What does "dharma" mean? How does Shiva use this ancient Indian concept to talk about different ways of life and patterns of consumption?

Why does Shiva believe it is important to respect the lifestyle choices of those who live in rural communities, forestlands, and small farms?

How does Shiva define "Earth Democracy"? Is Earth Democracy compatible with political democracy?

What are the two kinds of carbon that Shiva discusses? Why is one kind more suited to human consumption than the other?

6. What solutions does Shiva see for the world's ecological problems? What has to happen before these solutions can be effective?

MAKING CONNECTIONS

How does Shiva's view of ecology compare with that of Barry Commoner (p. 344)? Can you see Commoner's "Four Laws of Ecology" in her arguments?

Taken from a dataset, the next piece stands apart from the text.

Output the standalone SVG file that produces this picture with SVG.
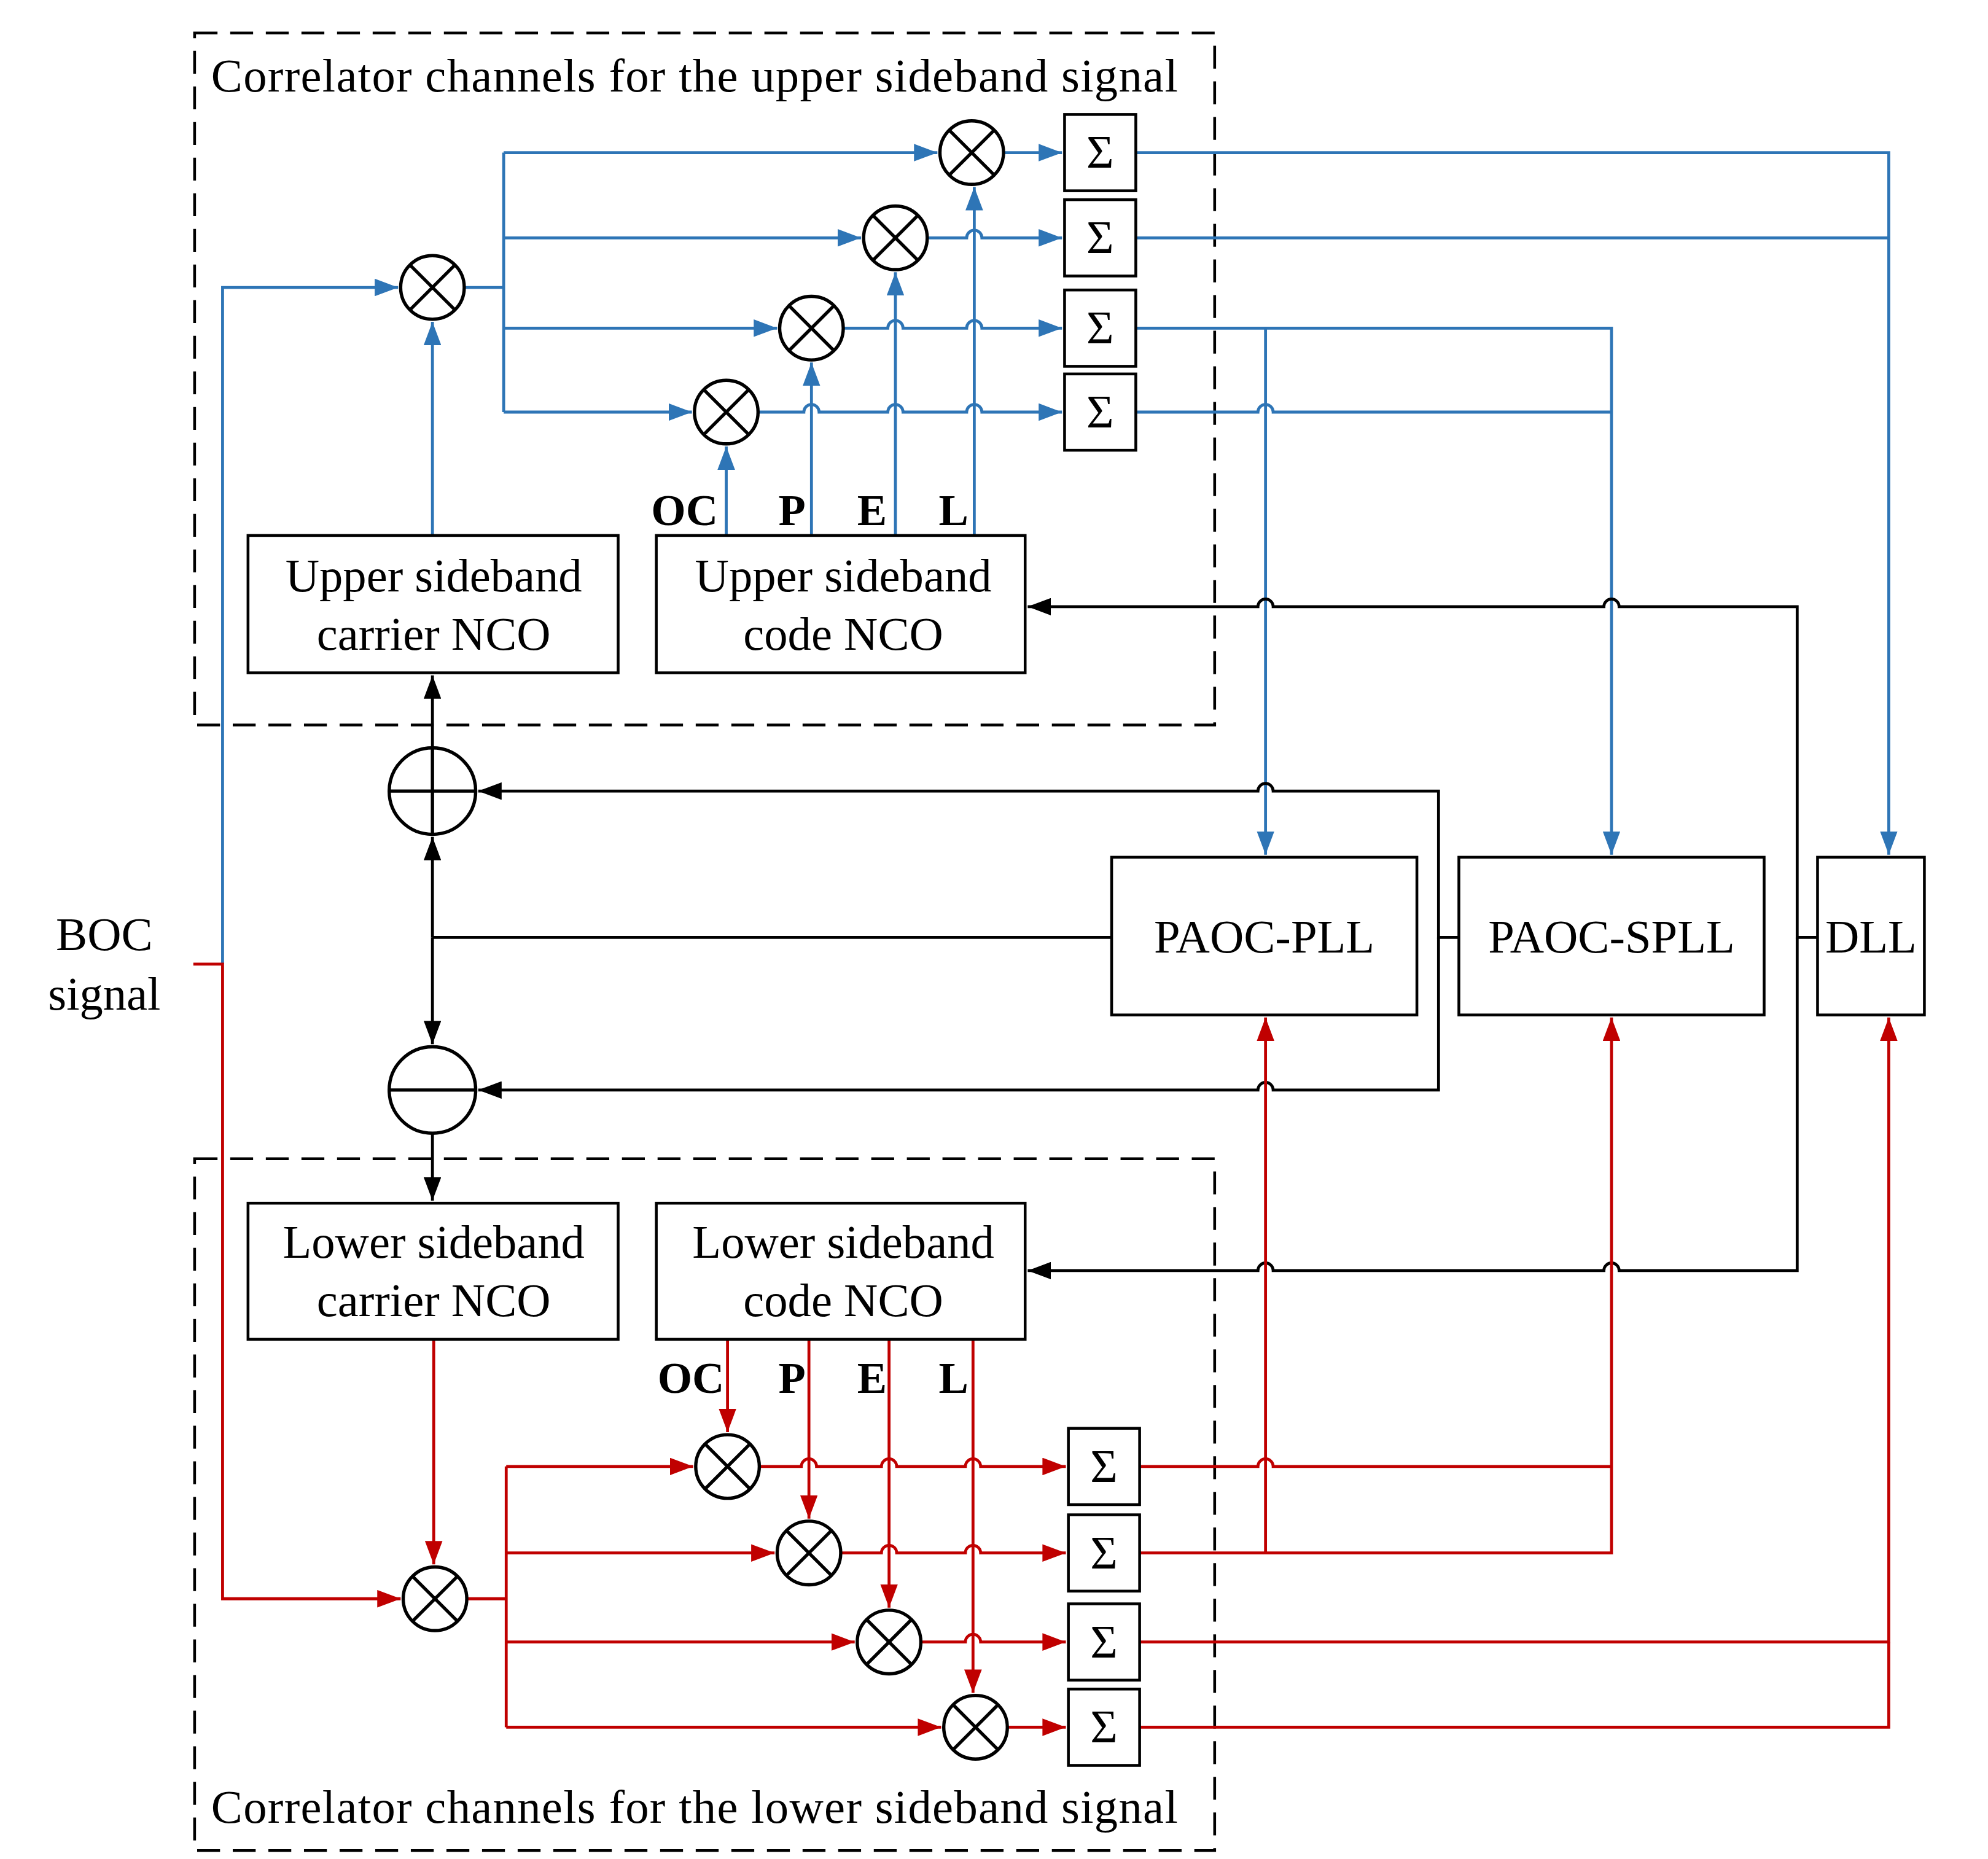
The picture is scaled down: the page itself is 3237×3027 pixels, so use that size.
<svg xmlns="http://www.w3.org/2000/svg" width="3237" height="3027" viewBox="0 0 3237 3027">
<style>
text{font-family:"Liberation Serif","Times New Roman",serif;font-size:37px;fill:#000}
.c{text-anchor:middle}
.b{font-weight:bold;font-size:35px}
.box{fill:#fff;stroke:#000;stroke-width:2.2}
.dash{fill:none;stroke:#000;stroke-width:2.2;stroke-dasharray:18 10}
.bl{fill:none;stroke:#2E75B6;stroke-width:2.3}
.rd{fill:none;stroke:#C00000;stroke-width:2.3}
.bk{fill:none;stroke:#000;stroke-width:2.3}
.mx{fill:#fff;stroke:#000;stroke-width:2.6}
</style>
<defs>
<marker id="ab" markerWidth="8" markerHeight="6" refX="8" refY="3" orient="auto"><path d="M0 0L8 3L0 6z" fill="#2E75B6"/></marker>
<marker id="ar" markerWidth="8" markerHeight="6" refX="8" refY="3" orient="auto"><path d="M0 0L8 3L0 6z" fill="#C00000"/></marker>
<marker id="ak" markerWidth="8" markerHeight="6" refX="8" refY="3" orient="auto"><path d="M0 0L8 3L0 6z" fill="#000"/></marker>
<g id="mix"><circle r="25" class="mx"/><path d="M-17.7 -17.7L17.7 17.7M17.7 -17.7L-17.7 17.7" stroke="#000" stroke-width="2.6"/></g>
<g id="sig"><rect x="0" y="-30" width="56" height="60" class="box"/><text x="28" y="12" class="c">Σ</text></g>
</defs>
<rect width="3237" height="3027" fill="#fff"/>
<g transform="scale(2.071)">
<g id="frames">
<rect x="153" y="26" width="802" height="544" class="dash"/>
<rect x="153" y="911" width="802" height="544" class="dash"/>
<text x="166" y="72" textLength="760">Correlator channels for the upper sideband signal</text>
<text x="166" y="1433" textLength="760">Correlator channels for the lower sideband signal</text>
<text x="82" y="747" class="c">BOC</text>
<text x="82" y="794" class="c">signal</text>
</g>
<g id="connectors">
<path class="bl" d="M175 758V226H313" marker-end="url(#ab)"/>
<path class="bl" d="M365 226H396M396 120V324"/>
<path class="bl" d="M396 120H737" marker-end="url(#ab)"/>
<path class="bl" d="M396 187H677" marker-end="url(#ab)"/>
<path class="bl" d="M396 258H611" marker-end="url(#ab)"/>
<path class="bl" d="M396 324H544" marker-end="url(#ab)"/>
<path class="bl" d="M789 120H835" marker-end="url(#ab)"/>
<path class="bl" d="M729 187H760a6 6 0 0 1 12 0H835" marker-end="url(#ab)"/>
<path class="bl" d="M663 258H698a6 6 0 0 1 12 0H760a6 6 0 0 1 12 0H835" marker-end="url(#ab)"/>
<path class="bl" d="M596 324H632a6 6 0 0 1 12 0H698a6 6 0 0 1 12 0H760a6 6 0 0 1 12 0H835" marker-end="url(#ab)"/>
<path class="bl" d="M571 421V351" marker-end="url(#ab)"/>
<path class="bl" d="M638 421V285" marker-end="url(#ab)"/>
<path class="bl" d="M704 421V214" marker-end="url(#ab)"/>
<path class="bl" d="M766 421V147" marker-end="url(#ab)"/>
<path class="bl" d="M340 421V253" marker-end="url(#ab)"/>
<path class="bl" d="M893 120H1485V672" marker-end="url(#ab)"/>
<path class="bl" d="M893 187H1485"/>
<path class="bl" d="M893 258H1267V672" marker-end="url(#ab)"/>
<path class="bl" d="M995 258V672" marker-end="url(#ab)"/>
<path class="bl" d="M893 324H989a6 6 0 0 1 12 0H1267"/>
<path class="bk" d="M1147 737H1131V622H1001a6 6 0 0 0 -12 0H376" marker-end="url(#ak)"/>
<path class="bk" d="M1131 737V857H1001a6 6 0 0 0 -12 0H376" marker-end="url(#ak)"/>
<path class="bk" d="M1429 737H1413V477H1273a6 6 0 0 0 -12 0H1001a6 6 0 0 0 -12 0H808" marker-end="url(#ak)"/>
<path class="bk" d="M1413 737V999H1273a6 6 0 0 0 -12 0H1001a6 6 0 0 0 -12 0H808" marker-end="url(#ak)"/>
<path class="bk" d="M874 737H340"/>
<path class="bk" d="M340 737V658" marker-end="url(#ak)"/>
<path class="bk" d="M340 737V821" marker-end="url(#ak)"/>
<path class="bk" d="M340 588V531" marker-end="url(#ak)"/>
<path class="bk" d="M340 891V944" marker-end="url(#ak)"/>
<path class="rd" d="M152 758H175V1257H315" marker-end="url(#ar)"/>
<path class="rd" d="M341 1053V1230" marker-end="url(#ar)"/>
<path class="rd" d="M367 1257H398M398 1153V1358"/>
<path class="rd" d="M398 1153H545" marker-end="url(#ar)"/>
<path class="rd" d="M398 1221H609" marker-end="url(#ar)"/>
<path class="rd" d="M398 1291H672" marker-end="url(#ar)"/>
<path class="rd" d="M398 1358H740" marker-end="url(#ar)"/>
<path class="rd" d="M597 1153H630a6 6 0 0 1 12 0H693a6 6 0 0 1 12 0H759a6 6 0 0 1 12 0H838" marker-end="url(#ar)"/>
<path class="rd" d="M661 1221H693a6 6 0 0 1 12 0H759a6 6 0 0 1 12 0H838" marker-end="url(#ar)"/>
<path class="rd" d="M724 1291H759a6 6 0 0 1 12 0H838" marker-end="url(#ar)"/>
<path class="rd" d="M792 1358H838" marker-end="url(#ar)"/>
<path class="rd" d="M572 1053V1126" marker-end="url(#ar)"/>
<path class="rd" d="M636 1053V1194" marker-end="url(#ar)"/>
<path class="rd" d="M699 1053V1264" marker-end="url(#ar)"/>
<path class="rd" d="M765 1053V1331" marker-end="url(#ar)"/>
<path class="rd" d="M896 1153H989a6 6 0 0 1 12 0H1267"/>
<path class="rd" d="M896 1221H1267V800" marker-end="url(#ar)"/>
<path class="rd" d="M995 1221V800" marker-end="url(#ar)"/>
<path class="rd" d="M896 1291H1485V800" marker-end="url(#ar)"/>
<path class="rd" d="M896 1358H1485V1291"/>
</g>
<g id="upper-mixers"><use href="#mix" x="340" y="226"/><use href="#mix" x="764" y="120"/><use href="#mix" x="704" y="187"/><use href="#mix" x="638" y="258"/><use href="#mix" x="571" y="324"/></g>
<g id="upper-sums"><use href="#sig" x="837" y="120"/><use href="#sig" x="837" y="187"/><use href="#sig" x="837" y="258"/><use href="#sig" x="837" y="324"/></g>
<g id="lower-mixers"><use href="#mix" x="342" y="1257"/><use href="#mix" x="572" y="1153"/><use href="#mix" x="636" y="1221"/><use href="#mix" x="699" y="1291"/><use href="#mix" x="767" y="1358"/></g>
<g id="lower-sums"><use href="#sig" x="840" y="1153"/><use href="#sig" x="840" y="1221"/><use href="#sig" x="840" y="1291"/><use href="#sig" x="840" y="1358"/></g>
<g id="adder"><circle cx="340" cy="622" r="34" class="mx"/><path d="M306 622H374M340 588V656" stroke="#000" stroke-width="2.6"/></g>
<g id="subtractor"><circle cx="340" cy="857" r="34" class="mx"/><path d="M306 857H374" stroke="#000" stroke-width="2.6"/></g>
<g id="upper-carrier-nco"><rect x="195" y="421" width="291" height="108" class="box"/><text x="341" y="465" class="c">Upper sideband</text><text x="341" y="511" class="c">carrier NCO</text></g>
<g id="upper-code-nco"><rect x="516" y="421" width="290" height="108" class="box"/><text x="663" y="465" class="c">Upper sideband</text><text x="663" y="511" class="c">code NCO</text></g>
<g id="lower-carrier-nco"><rect x="195" y="946" width="291" height="107" class="box"/><text x="341" y="989" class="c">Lower sideband</text><text x="341" y="1035" class="c">carrier NCO</text></g>
<g id="lower-code-nco"><rect x="516" y="946" width="290" height="107" class="box"/><text x="663" y="989" class="c">Lower sideband</text><text x="663" y="1035" class="c">code NCO</text></g>
<g id="labels-upper"><text x="512" y="413" class="b">OC</text><text x="612" y="413" class="b">P</text><text x="674" y="413" class="b">E</text><text x="738" y="413" class="b">L</text></g>
<g id="labels-lower"><text x="517" y="1095" class="b">OC</text><text x="612" y="1095" class="b">P</text><text x="674" y="1095" class="b">E</text><text x="738" y="1095" class="b">L</text></g>
<g id="paoc-pll"><rect x="874" y="674" width="240" height="124" class="box"/><text x="994" y="749" class="c">PAOC-PLL</text></g>
<g id="paoc-spll"><rect x="1147" y="674" width="240" height="124" class="box"/><text x="1267" y="749" class="c">PAOC-SPLL</text></g>
<g id="dll"><rect x="1429" y="674" width="84" height="124" class="box"/><text x="1471" y="749" class="c">DLL</text></g>
</g>
</svg>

Compare Shiva's view of democracy with Aung San Suu Kyi's in "In Quest of Democracy" (p. 442). How are their definitions similar? How are they different?

Compare Shiva's view of industrialization with Gandhi's view of "economic pro­gress" (p. 560). What assumptions are shared by these two thinkers writing almost a hundred years apart?

WRITING ABOUT THE TEXT

Analyze the way that Shiva uses strategic definitions of terms like "industrialization," "equity," and "democracy" in her argument. To what extent does she define these terms as others do?

Compare the efforts of Wangari Maathai in Kenya (p. 363) and Vandana Shiva in India to create sustainable communities. What role do you think gender plays in their vision?